Porridge Radio - Waterslide, Diving Board, Ladder To The Sky
Porridge Radio
Album title: Waterslide, Diving Board, Ladder To The Sky
By John Noyd
Posted: May 2022
Label: Secretly Canadian
(2420) Page Views
Visceral, truth-spewing grooves building introspective art-punk mantras into ranting garage-rock anthems, “Waterslide,” rides mystical misery into empathic catastrophes with raw, authentic sentiments defending emotional devotionals stalking haunted contemplations and spouting mouthy outrage brimming in incisive insights.

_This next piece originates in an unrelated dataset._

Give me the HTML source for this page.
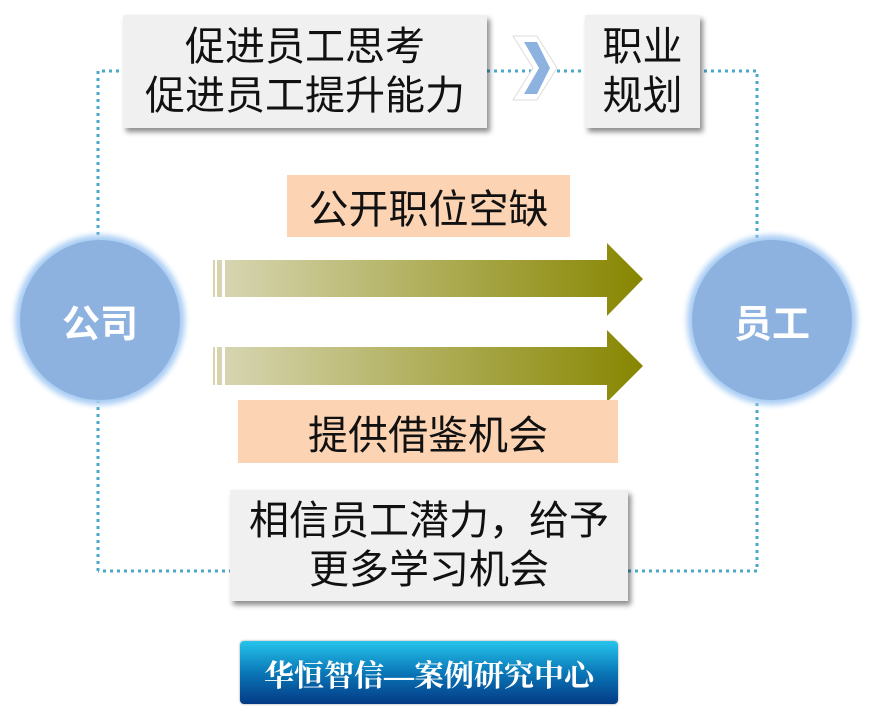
<!DOCTYPE html>
<html><head><meta charset="utf-8"><style>
body{margin:0;width:869px;height:717px;background:#fff;position:relative;overflow:hidden;font-family:"Liberation Sans","Noto Sans CJK SC",sans-serif}
.a{position:absolute}
.box{position:absolute;background:#f0f0f0;box-shadow:3px 4px 5px rgba(0,0,0,.45);display:flex;align-items:center;justify-content:center;text-align:center;color:#111;line-height:1.22}
.or{position:absolute;background:#fcd4b4;display:flex;align-items:center;justify-content:center;color:#111}
.c{position:absolute;width:160px;height:160px;border-radius:50%;background:#8db2e0;box-shadow:0 0 6px 5px #a9cdf4;color:#fff;font-weight:bold;font-size:38px;display:flex;align-items:center;justify-content:center}
</style></head><body>
<svg class="a" style="left:0;top:0" width="869" height="717">
<defs><linearGradient id="g" x1="0" x2="1"><stop offset="0" stop-color="#d6d5b0"/><stop offset="1" stop-color="#878600"/></linearGradient></defs>
<path d="M98 571 V71 H757 V571 H98" fill="none" stroke="#4aa8c8" stroke-width="3" stroke-dasharray="3 4"/>
<rect x="213" y="260" width="2" height="37" fill="#d6d5b0"/><rect x="217" y="260" width="5" height="37" fill="#d6d5b0"/>
<path d="M225 260 H607 V243 L643 279 L607 316 V297 H225Z" fill="url(#g)"/>
<rect x="213" y="347" width="2" height="38" fill="#d6d5b0"/><rect x="217" y="347" width="5" height="38" fill="#d6d5b0"/>
<path d="M225 347 H607 V330 L643 366 L607 402 V385 H225Z" fill="url(#g)"/>
<path d="M513 36 L537 36 L557 68 L537 100 L513 100 L533 68Z" fill="#fff" stroke="#ddd" stroke-width="1"/>
<path d="M524 42 L537 42 L550 68 L537 94 L524 94 L539 68Z" fill="#8db2e0"/>
</svg>
<div class="c" style="left:20px;top:240px">公司</div>
<div class="c" style="left:692px;top:240px">员工</div>
<div class="box" style="left:123px;top:15px;width:364px;height:113px;font-size:40px">促进员工思考<br>促进员工提升能力</div>
<div class="box" style="left:585px;top:15px;width:115px;height:113px;font-size:40px">职业<br>规划</div>
<div class="or" style="left:287px;top:175px;width:283px;height:62px;font-size:40px">公开职位空缺</div>
<div class="or" style="left:238px;top:400px;width:380px;height:63px;font-size:40px">提供借鉴机会</div>
<div class="box" style="left:230px;top:490px;width:398px;height:111px;font-size:40px">相信员工潜力，给予<br>更多学习机会</div>
<div class="a" style="left:240px;top:641px;width:378px;height:63px;border-radius:4px;background:linear-gradient(#26c4ec,#0a78b8 50%,#043a86);box-shadow:0 0 2px #999;color:#fff;font-size:30px;font-weight:bold;display:flex;align-items:center;justify-content:center;font-family:'Liberation Serif','Noto Serif CJK SC',serif">华恒智信—案例研究中心</div>
</body></html>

Focused, corrosive, struggling to restrain strenuous contentions, Porridge Radio tunes into life’s terse mercies, punctuating twists and turns in calculated impacts, maiming refrains and struggling couplets. Swirling Wurlitzers slithering in melancholy waltzes and shoegaze guitars launching cauterized onslaughts, the band’s driving force is scored in core values, deep-seated feeling and existential energy. Earthy diversions cruising and perusing wounded crusades centered in impenetrable futility, the British quartet’s latest effort begs in dredged confessions while styled in unwavering obsession, a mesmerizing maelstrom whose subtle culmination drives aggressive messages with smoldering diplomacy.